Mainly, my issue is: Hampson is all right as far as English historians go, but I've read so many French historians that are just a cut above anything I've read in English (with a few notable exceptions such as Timothy Tackett and some French historians who write in English, like J-P Gross), that I don't really have much patience for him--or most other English historians, for that matter.

(Not that all French historians are good--Furet being a, or perhaps the, case in point--or all English historians bad, but one thing that definitely turns me off the latter group is the annoying tendency of many of them to write in such a way that says, "I am English. This book is being written from the perspective of an Englishman. Since I'm contractually obligated to dislike the French, let me insert some stereotypes about them or even some jokes at their expense, even though this does not help my analysis in the least. Robespierre was very unusual for a Frenchman, wasn't he? Did I mention that I'm English?" ad nauseam, though obviously, I'm exaggerating to make a point. Typically, at least.
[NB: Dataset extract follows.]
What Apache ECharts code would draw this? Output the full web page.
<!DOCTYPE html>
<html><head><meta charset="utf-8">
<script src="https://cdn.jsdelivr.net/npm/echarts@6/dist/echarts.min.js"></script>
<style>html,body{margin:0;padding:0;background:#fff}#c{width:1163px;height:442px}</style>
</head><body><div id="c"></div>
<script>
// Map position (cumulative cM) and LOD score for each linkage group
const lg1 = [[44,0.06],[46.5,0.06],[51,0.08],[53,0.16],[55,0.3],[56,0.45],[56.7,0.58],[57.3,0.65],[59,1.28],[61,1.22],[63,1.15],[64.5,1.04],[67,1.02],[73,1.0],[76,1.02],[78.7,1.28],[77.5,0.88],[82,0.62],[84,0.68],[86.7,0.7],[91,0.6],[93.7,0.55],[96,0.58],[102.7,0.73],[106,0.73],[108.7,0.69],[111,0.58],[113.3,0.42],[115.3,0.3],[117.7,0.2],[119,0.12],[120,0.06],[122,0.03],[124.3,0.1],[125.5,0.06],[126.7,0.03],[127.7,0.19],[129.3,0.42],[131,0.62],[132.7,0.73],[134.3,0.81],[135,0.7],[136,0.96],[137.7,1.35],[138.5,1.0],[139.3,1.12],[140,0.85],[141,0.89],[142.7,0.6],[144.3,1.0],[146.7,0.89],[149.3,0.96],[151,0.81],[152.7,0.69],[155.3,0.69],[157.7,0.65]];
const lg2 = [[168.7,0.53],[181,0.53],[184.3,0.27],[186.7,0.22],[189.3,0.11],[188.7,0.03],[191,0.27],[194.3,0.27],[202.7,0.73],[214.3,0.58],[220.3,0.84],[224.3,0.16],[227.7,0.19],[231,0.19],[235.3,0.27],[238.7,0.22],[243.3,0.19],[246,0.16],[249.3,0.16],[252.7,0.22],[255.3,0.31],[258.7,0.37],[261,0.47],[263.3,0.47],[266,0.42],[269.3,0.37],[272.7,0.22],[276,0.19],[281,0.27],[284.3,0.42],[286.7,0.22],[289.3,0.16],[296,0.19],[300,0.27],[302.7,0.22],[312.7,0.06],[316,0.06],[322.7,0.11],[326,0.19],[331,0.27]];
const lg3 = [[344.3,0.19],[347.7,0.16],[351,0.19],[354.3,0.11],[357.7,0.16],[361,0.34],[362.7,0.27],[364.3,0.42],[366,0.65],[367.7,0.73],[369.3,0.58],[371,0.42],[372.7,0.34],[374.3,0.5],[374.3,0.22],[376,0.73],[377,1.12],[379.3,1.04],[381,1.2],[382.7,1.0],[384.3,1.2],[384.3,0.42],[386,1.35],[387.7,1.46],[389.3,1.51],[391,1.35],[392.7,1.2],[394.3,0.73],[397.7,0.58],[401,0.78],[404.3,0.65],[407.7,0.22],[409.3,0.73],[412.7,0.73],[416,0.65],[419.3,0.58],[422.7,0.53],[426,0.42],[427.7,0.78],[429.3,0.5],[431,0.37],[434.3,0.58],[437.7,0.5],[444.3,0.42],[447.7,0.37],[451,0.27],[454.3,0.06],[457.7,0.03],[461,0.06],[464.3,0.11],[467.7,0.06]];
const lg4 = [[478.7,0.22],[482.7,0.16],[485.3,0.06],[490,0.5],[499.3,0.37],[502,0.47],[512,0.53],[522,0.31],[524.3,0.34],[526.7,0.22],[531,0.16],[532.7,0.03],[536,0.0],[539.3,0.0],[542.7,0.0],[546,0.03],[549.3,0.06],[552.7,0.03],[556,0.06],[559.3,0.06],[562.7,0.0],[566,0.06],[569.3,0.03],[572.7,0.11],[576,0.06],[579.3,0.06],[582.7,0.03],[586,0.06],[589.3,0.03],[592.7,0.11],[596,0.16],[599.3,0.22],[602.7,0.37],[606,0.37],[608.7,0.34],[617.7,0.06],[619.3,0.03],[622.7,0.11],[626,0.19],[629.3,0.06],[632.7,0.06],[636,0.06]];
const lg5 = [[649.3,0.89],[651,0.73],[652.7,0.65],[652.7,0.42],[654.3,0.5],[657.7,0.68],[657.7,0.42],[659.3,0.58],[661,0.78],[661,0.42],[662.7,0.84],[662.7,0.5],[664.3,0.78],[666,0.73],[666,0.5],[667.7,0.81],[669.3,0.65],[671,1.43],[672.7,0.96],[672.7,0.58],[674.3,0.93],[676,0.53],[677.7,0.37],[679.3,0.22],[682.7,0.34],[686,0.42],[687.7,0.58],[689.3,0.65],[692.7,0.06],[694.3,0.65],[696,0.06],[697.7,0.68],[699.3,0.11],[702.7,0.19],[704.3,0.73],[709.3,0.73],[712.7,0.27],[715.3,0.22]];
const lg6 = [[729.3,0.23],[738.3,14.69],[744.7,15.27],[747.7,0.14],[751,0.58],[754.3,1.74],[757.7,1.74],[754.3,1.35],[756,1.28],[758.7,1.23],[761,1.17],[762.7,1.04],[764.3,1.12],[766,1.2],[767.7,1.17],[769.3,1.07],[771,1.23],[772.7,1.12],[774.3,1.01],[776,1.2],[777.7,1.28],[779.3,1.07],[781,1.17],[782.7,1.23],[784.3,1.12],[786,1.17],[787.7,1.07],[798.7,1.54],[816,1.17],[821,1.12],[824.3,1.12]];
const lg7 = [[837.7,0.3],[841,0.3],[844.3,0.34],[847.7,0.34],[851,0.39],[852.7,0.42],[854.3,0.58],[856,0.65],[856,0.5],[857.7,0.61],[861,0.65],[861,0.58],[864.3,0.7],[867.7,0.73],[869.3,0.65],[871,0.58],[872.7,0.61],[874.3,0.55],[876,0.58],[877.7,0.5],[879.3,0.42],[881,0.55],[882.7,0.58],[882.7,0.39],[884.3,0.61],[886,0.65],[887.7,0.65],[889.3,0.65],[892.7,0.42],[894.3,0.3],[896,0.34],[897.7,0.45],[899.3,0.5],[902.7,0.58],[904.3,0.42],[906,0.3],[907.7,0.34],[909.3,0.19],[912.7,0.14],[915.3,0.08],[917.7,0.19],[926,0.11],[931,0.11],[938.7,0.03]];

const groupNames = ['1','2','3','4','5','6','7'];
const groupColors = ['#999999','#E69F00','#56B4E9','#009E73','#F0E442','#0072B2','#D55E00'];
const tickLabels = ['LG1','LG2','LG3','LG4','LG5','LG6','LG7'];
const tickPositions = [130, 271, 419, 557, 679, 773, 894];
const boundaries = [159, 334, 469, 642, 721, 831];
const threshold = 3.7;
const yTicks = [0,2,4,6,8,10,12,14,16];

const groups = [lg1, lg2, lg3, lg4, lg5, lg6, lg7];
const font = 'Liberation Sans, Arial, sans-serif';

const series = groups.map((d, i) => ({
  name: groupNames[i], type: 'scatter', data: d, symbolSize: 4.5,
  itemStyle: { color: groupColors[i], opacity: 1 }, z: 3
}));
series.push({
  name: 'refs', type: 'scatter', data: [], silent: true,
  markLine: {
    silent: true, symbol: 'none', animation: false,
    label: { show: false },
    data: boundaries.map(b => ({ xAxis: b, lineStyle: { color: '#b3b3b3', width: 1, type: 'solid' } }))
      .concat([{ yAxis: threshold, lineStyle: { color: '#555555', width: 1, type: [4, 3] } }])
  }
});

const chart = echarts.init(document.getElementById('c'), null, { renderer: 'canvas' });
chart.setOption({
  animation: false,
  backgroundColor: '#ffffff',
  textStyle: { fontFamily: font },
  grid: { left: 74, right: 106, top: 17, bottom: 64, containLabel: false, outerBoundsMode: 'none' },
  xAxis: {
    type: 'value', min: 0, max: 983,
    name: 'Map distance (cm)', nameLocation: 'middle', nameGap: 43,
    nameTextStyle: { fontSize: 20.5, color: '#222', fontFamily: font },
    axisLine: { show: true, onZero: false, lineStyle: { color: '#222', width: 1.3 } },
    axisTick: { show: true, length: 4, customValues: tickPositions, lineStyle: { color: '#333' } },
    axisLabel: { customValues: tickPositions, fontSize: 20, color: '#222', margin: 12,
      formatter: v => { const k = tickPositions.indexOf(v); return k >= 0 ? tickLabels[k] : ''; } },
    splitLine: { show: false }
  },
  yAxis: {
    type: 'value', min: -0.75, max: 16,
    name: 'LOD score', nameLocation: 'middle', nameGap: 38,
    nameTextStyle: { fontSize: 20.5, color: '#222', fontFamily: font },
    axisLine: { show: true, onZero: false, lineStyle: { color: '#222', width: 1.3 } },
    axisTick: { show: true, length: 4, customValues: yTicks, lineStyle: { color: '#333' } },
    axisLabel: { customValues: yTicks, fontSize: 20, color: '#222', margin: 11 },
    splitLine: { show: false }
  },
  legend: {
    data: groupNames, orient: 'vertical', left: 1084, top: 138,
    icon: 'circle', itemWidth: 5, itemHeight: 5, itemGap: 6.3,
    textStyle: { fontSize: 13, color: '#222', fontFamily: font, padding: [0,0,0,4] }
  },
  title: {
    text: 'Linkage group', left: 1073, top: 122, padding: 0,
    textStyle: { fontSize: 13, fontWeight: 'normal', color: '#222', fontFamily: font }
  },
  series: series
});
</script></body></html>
By the way, lest it sound like I'm picking on the English in particular, American historians have been known to do this as well--I just happen to know of more American than English historians who manage to avoid it, or at least keep it to their introductions instead of constantly inserting it into the main text.)

By the way, it would make a great deal of sense of Irwin were based on Schama. "It doesn't matter what the truth is; that's not what you're looking for. What you really want is to make a sensation!"